St. Catherine on the Three Pillars of Lent

Friday, Mar. 06, 2020
By Marie Mischel
Intermountain Catholic

Saint Catherine of Siena is proving an excellent companion for this liturgical season, because she speaks of all three of the Lenten pillars: prayer, fasting and almsgiving. She also emphasizes humility, an essential characteristic, for the Church teaches that humility is the foundation of prayer. God told Catherine, “I Am Who Am, and you yourselves are not; rather, you have been made by me, the creator of all things that participate in being,” meaning that human beings were created by God and have nothing except through him. The soul, which Catherine refers to as “she,” must have knowledge of herself, for only by knowing one’s self can one come to know God.

This emphasis on self-knowledge is not Catherine’s alone among the Doctors of the Church; Augustine and Aquinas also wrote on this topic. “Oh God, who art ever the same, let me know myself and Thee,” was a prayer of Augustine, who also criticized those who love truth when it reveals itself but hate truth when it reveals themselves. Prayer reveals the truth, through the examination of self, that “Man is a beggar before God,” as Augustine would say. Or, in Catherine’s words, “He is our God who has no need of us, but we have need of him, for without him we can have nothing.”

The Almighty God has no need of human beings; we were created because “When I looked inside myself, I was enamored by my creature and was pleased to create it,” God told Catherine, as recorded in her book The Dialogue.

We, on the other hand, need God, and only in serving others can we serve God.

In the love of neighbor “all virtues were founded; and … charity gives life to all the virtues, because no virtue can be obtained without charity, which is true love of me,” God told Catherine.

For the Lenten pillar of almsgiving this is as good a reflection as any.

At Lent we wait and watch for the Lord; fasting helps us maintain the discipline to keep vigil against sin. Fasting also exposes our dependence on God. Fasting and other works of bodily mortification teach the soul “how to keep the rein on the body” and help kill the self-love that prevents her from being subject to God’s will rather than her own.
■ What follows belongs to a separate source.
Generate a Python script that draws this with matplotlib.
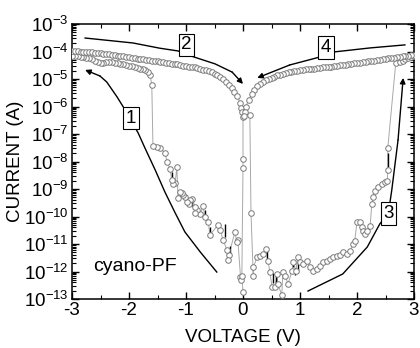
import numpy as np
from matplotlib import pyplot as plt
from matplotlib.ticker import FixedLocator, FixedFormatter, LogLocator, MultipleLocator

plt.rcParams['font.family'] = ['Liberation Sans', 'DejaVu Sans']
plt.rcParams['mathtext.fontset'] = 'custom'
plt.rcParams['mathtext.rm'] = 'Liberation Sans'
plt.rcParams['mathtext.it'] = 'Liberation Sans:italic'
plt.rcParams['axes.unicode_minus'] = False

# negative polarity: sweep 1 (0 -> -3, low state, switch at -1.6 V), then sweep 2 (-3 -> 0)
neg_v = [-0.05, -0.04, -0.09, -0.11, -0.14, -0.25, -0.26, -0.28, -0.35, -0.40, -0.44,
         -0.58, -0.61, -0.67, -0.70, -0.75, -0.81, -0.84, -0.84, -0.89, -0.93, -0.95,
         -0.98, -1.02, -1.05, -1.07, -1.11, -1.14, -1.16, -1.19, -1.23, -1.25, -1.28,
         -1.33, -1.37, -1.46, -1.51, -1.58,
         -1.60, -1.63, -1.67, -1.72, -1.75, -1.80, -1.85, -1.90, -1.95, -2.00, -2.05,
         -2.10, -2.15, -2.20, -2.25, -2.30, -2.35, -2.40, -2.45, -2.50, -2.55, -2.60,
         -2.65, -2.70, -2.75, -2.80, -2.85, -2.90, -2.95, -3.00,
         -3.00, -2.95, -2.90, -2.85, -2.80, -2.75, -2.70, -2.65, -2.60, -2.55, -2.50,
         -2.45, -2.40, -2.35, -2.30, -2.25, -2.20, -2.15, -2.10, -2.05, -2.00, -1.95,
         -1.90, -1.85, -1.80, -1.75, -1.70, -1.65, -1.60, -1.55, -1.50, -1.45, -1.40,
         -1.35, -1.30, -1.25, -1.20, -1.15, -1.10, -1.05, -1.00, -0.95, -0.90, -0.85,
         -0.80, -0.75, -0.70, -0.65, -0.60, -0.55, -0.50, -0.45, -0.40, -0.35, -0.30,
         -0.25, -0.20, -0.15, -0.10, -0.05, -0.03, -0.01, 0.00, 0.00, 0.00, -0.02, 0.00]
neg_log_i = [-12.20, -12.31, -10.85, -10.93, -10.56, -11.40, -11.58, -11.22, -10.85, -10.49, -10.31,
             -10.67, -10.20, -10.02, -9.62, -9.91, -9.76, -9.87, -9.65, -9.36, -9.40, -9.55,
             -9.47, -9.29, -9.22, -9.15, -9.11, -9.33, -8.20, -8.78, -8.82, -8.67, -8.27,
             -8.02, -7.69, -7.51, -7.47, -7.44,
             -5.22, -4.85, -4.75, -4.66, -4.64, -4.62, -4.60, -4.57, -4.54, -4.51, -4.49,
             -4.47, -4.45, -4.42, -4.40, -4.38, -4.37, -4.38, -4.40, -4.40, -4.38, -4.33,
             -4.28, -4.25, -4.23, -4.21, -4.19, -4.18, -4.17, -4.16,
             -3.98, -3.99, -3.99, -4.00, -4.01, -4.01, -4.02, -4.03, -4.04, -4.05, -4.06,
             -4.08, -4.09, -4.10, -4.12, -4.13, -4.15, -4.16, -4.17, -4.19, -4.20, -4.22,
             -4.24, -4.26, -4.27, -4.29, -4.31, -4.32, -4.33, -4.34, -4.35, -4.37, -4.38,
             -4.40, -4.42, -4.44, -4.46, -4.47, -4.49, -4.51, -4.53, -4.55, -4.57, -4.58,
             -4.60, -4.63, -4.66, -4.68, -4.71, -4.75, -4.80, -4.85, -4.92, -5.01, -5.11,
             -5.21, -5.33, -5.46, -5.62, -5.87, -6.05, -6.20, -6.38, -7.91, -8.24, -12.16, -12.75]

# positive polarity: sweep 3 (0 -> 3, low state, switch at 2.6 V), then sweep 4 (3 -> 0)
pos_v = [0.12, 0.14, 0.18, 0.18, 0.25, 0.30, 0.35, 0.40, 0.44, 0.47, 0.51, 0.56, 0.60,
         0.61, 0.68, 0.70, 0.74, 0.79, 0.86, 0.88, 0.93, 0.96, 1.00, 1.05, 1.12, 1.18,
         1.23, 1.30, 1.35, 1.40, 1.47, 1.53, 1.58, 1.65, 1.70, 1.75, 1.82, 1.88, 1.93,
         1.96, 2.00, 2.05, 2.09, 2.11, 2.14, 2.18, 2.23, 2.26, 2.28, 2.32, 2.37, 2.44,
         2.49, 2.53, 2.54, 2.54,
         2.68, 2.75, 2.80, 2.85, 2.90, 2.95, 3.00,
         3.00, 2.95, 2.90, 2.85, 2.80, 2.75, 2.70, 2.65, 2.60, 2.55, 2.50, 2.45, 2.40,
         2.35, 2.30, 2.25, 2.20, 2.15, 2.10, 2.05, 2.00, 1.95, 1.90, 1.85, 1.80, 1.75,
         1.70, 1.65, 1.60, 1.55, 1.50, 1.45, 1.40, 1.35, 1.30, 1.25, 1.20, 1.15, 1.10,
         1.05, 1.00, 0.95, 0.90, 0.85, 0.80, 0.75, 0.70, 0.65, 0.60, 0.55, 0.50, 0.45,
         0.40, 0.35, 0.30, 0.25, 0.20, 0.15, 0.10, 0.05, 0.03, 0.02]
pos_log_i = [-6.30, -9.87, -12.16, -11.84, -11.47, -11.44, -11.36, -11.18, -11.62, -12.02, -12.56, -12.56, -12.09,
             -12.45, -12.85, -12.02, -12.16, -12.45, -11.98, -11.65, -11.98, -11.47, -11.65, -11.73, -11.62, -11.84,
             -11.98, -11.91, -11.80, -11.65, -11.62, -11.55, -11.47, -11.44, -11.40, -11.29, -11.36, -11.25, -11.00,
             -10.89, -10.20, -10.20, -10.38, -10.53, -10.64, -10.53, -10.35, -9.55, -9.29, -9.07, -8.93, -8.82,
             -8.75, -8.71, -8.31, -7.51,
             -4.42, -4.38, -4.33, -4.28, -4.24, -4.20, -4.16,
             -4.12, -4.13, -4.15, -4.16, -4.18, -4.19, -4.21, -4.22, -4.24, -4.25, -4.27, -4.28, -4.30,
             -4.31, -4.33, -4.34, -4.36, -4.37, -4.39, -4.40, -4.42, -4.43, -4.45, -4.46, -4.48, -4.49,
             -4.50, -4.52, -4.53, -4.55, -4.56, -4.57, -4.58, -4.59, -4.61, -4.62, -4.63, -4.64, -4.65,
             -4.67, -4.68, -4.70, -4.72, -4.74, -4.76, -4.78, -4.81, -4.84, -4.87, -4.91, -4.95, -5.00,
             -5.05, -5.11, -5.17, -5.27, -5.40, -5.56, -5.76, -6.02, -6.20, -6.35]

# short black segments between repeated readings
seg_v = [-1.25, -0.89, -0.67, -0.58, -0.32, -0.23, 0.42, 0.53, 0.58, 0.88, 0.91, 0.96, 2.54]
seg_lo = [-8.67, -9.62, -10.02, -10.60, -10.75, -11.36, -11.55, -12.42, -12.42, -11.84, -12.13, -12.02, -8.20]
seg_hi = [-8.38, -9.40, -9.76, -10.38, -10.27, -11.07, -11.25, -12.05, -12.13, -11.58, -11.87, -11.65, -7.69]

# guide arrows: (voltage, log10 current), last point is the arrow tip
guide_1 = [(-0.46, -12.02), (-0.75, -11.29), (-1.02, -10.56), (-1.19, -9.87), (-1.37, -9.11),
           (-1.54, -8.31), (-1.72, -7.51), (-1.84, -6.96), (-2.09, -6.05), (-2.21, -5.65),
           (-2.39, -5.11), (-2.51, -4.89), (-2.77, -4.67)]
guide_2 = [(-2.77, -3.51), (-1.93, -3.69), (-1.46, -3.88), (-1.14, -3.98), (-0.86, -4.20),
           (-0.49, -4.45), (-0.19, -4.75), (0.00, -5.18)]
guide_3 = [(1.14, -12.71), (1.75, -12.09), (2.18, -11.11), (2.40, -10.27), (2.55, -9.89),
           (2.61, -9.04), (2.72, -7.22), (2.81, -4.96)]
guide_4 = [(2.84, -3.76), (2.23, -3.87), (1.58, -4.02), (1.35, -4.20), (0.82, -4.49), (0.25, -4.96)]
box_labels = ['1', '2', '3', '4']
box_pos = [(-1.96, -6.42), (-0.99, -3.76), (2.55, -9.89), (1.46, -3.85)]

decades = [-13, -12, -11, -10, -9, -8, -7, -6, -5, -4, -3]
y_labels = [r'$\mathregular{10^{%d}}$' % d for d in decades]
x_ticks = [-3, -2, -1, 0, 1, 2, 3]

fig = plt.figure(figsize=(4.2, 3.48), dpi=100)
ax = fig.add_axes([72 / 420, 49 / 348, 342 / 420, 275 / 348])

for v, li in [(neg_v, neg_log_i), (pos_v, pos_log_i)]:
    ax.plot(v, 10.0 ** np.array(li), '-', color='#a8a8a8', lw=0.7, zorder=2)
    ax.plot(v, 10.0 ** np.array(li), 'o', ms=4.0, mfc='white', mec='#7a7a7a', mew=0.7, zorder=4)

ax.vlines(seg_v, 10.0 ** np.array(seg_lo), 10.0 ** np.array(seg_hi), color='black', lw=1.0, zorder=3)

for guide in [guide_1, guide_2, guide_3, guide_4]:
    gv = [p[0] for p in guide]
    gi = [10.0 ** p[1] for p in guide]
    ax.plot(gv[:-1], gi[:-1], '-', color='black', lw=1.0, zorder=5)
    ax.annotate('', xy=(gv[-1], gi[-1]), xytext=(gv[-2], gi[-2]),
                arrowprops=dict(arrowstyle='-|>', color='black', lw=1.0, mutation_scale=8,
                                shrinkA=0, shrinkB=0), zorder=5)

for lab, (bv, bl) in zip(box_labels, box_pos):
    ax.text(bv, 10.0 ** bl, lab, ha='center', va='center', fontsize=13.5, zorder=6,
            bbox=dict(boxstyle='square,pad=0.14', fc='white', ec='black', lw=0.8))

ax.text(-2.63, 10.0 ** -11.98, 'cyano-PF', fontsize=14, ha='left', va='baseline')

ax.set_yscale('log')
ax.set_xlim(-3, 3)
ax.set_ylim(1e-13, 1e-3)
ax.yaxis.set_major_locator(FixedLocator([10.0 ** d for d in decades]))
ax.yaxis.set_major_formatter(FixedFormatter(y_labels))
ax.yaxis.set_minor_locator(LogLocator(base=10, subs=np.arange(2, 10), numticks=20))
ax.xaxis.set_major_locator(FixedLocator(x_ticks))
ax.xaxis.set_minor_locator(MultipleLocator(0.5))

ax.tick_params(which='both', direction='in', top=True, right=True, labelsize=13.5)
ax.tick_params(which='major', length=5, width=1.0)
ax.tick_params(which='minor', length=3, width=0.8)
ax.tick_params(axis='x', pad=2)
ax.tick_params(axis='y', pad=2.5)
for s in ax.spines.values():
    s.set_linewidth(1.1)

ax.set_xlabel('VOLTAGE (V)', fontsize=13.5, labelpad=7)
ax.set_ylabel('CURRENT (A)', fontsize=13.5, labelpad=0)

fig.savefig('out.png', dpi=100)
Here Catherine makes a distinction I often miss when fasting at Lent, for I’ve been known to place all efforts into the battle against my body rather than focusing on fasting as a means of destroying my own will. I fall into the trap of fasting “in order to please God the more, and in order to retain him the more in my soul through grace; because it seems to me that I should possess him more, and serve him better in that way than in this,” as Catherine writes.

The error of this way of thinking is that I can’t earn God’s grace by fasting or any other means; I can only prepare my soul to receive it should he deign to grant it.

Finally, we come to the Lenten pillar of prayer, a topic to which Catherine devotes an entire treatise. “By humble, continual, and faithful prayer, the soul acquires, with time and perseverance, every virtue,” God tells Catherine.

Prayer “is a weapon with which the soul can defend herself from every adversity, if grasped with the hand of love, by the arm of free choice in the light of the Holy Faith,” Catherine writes, but she warns against giving heed “to nothing except completing Psalms and saying many pater nosters” and, once these prayers are said, not thinking of anything else. Rather, as God tells Catherine, a person while praying “should endeavor to elevate her mind in my love, with the consideration of her own defects and of the Blood of my only-begotten Son, wherein she finds the breadth of my charity and the remission of her sins. And this she should do, so that self-knowledge and the consideration of her own defects should make her recognize my goodness in herself and continue her exercises with true humility.”

Here we come full circle, returning to humility, which is the foundation of prayer, and to the goodness of God within us that leads to charity, and to fasting, which reveals our dependence on God.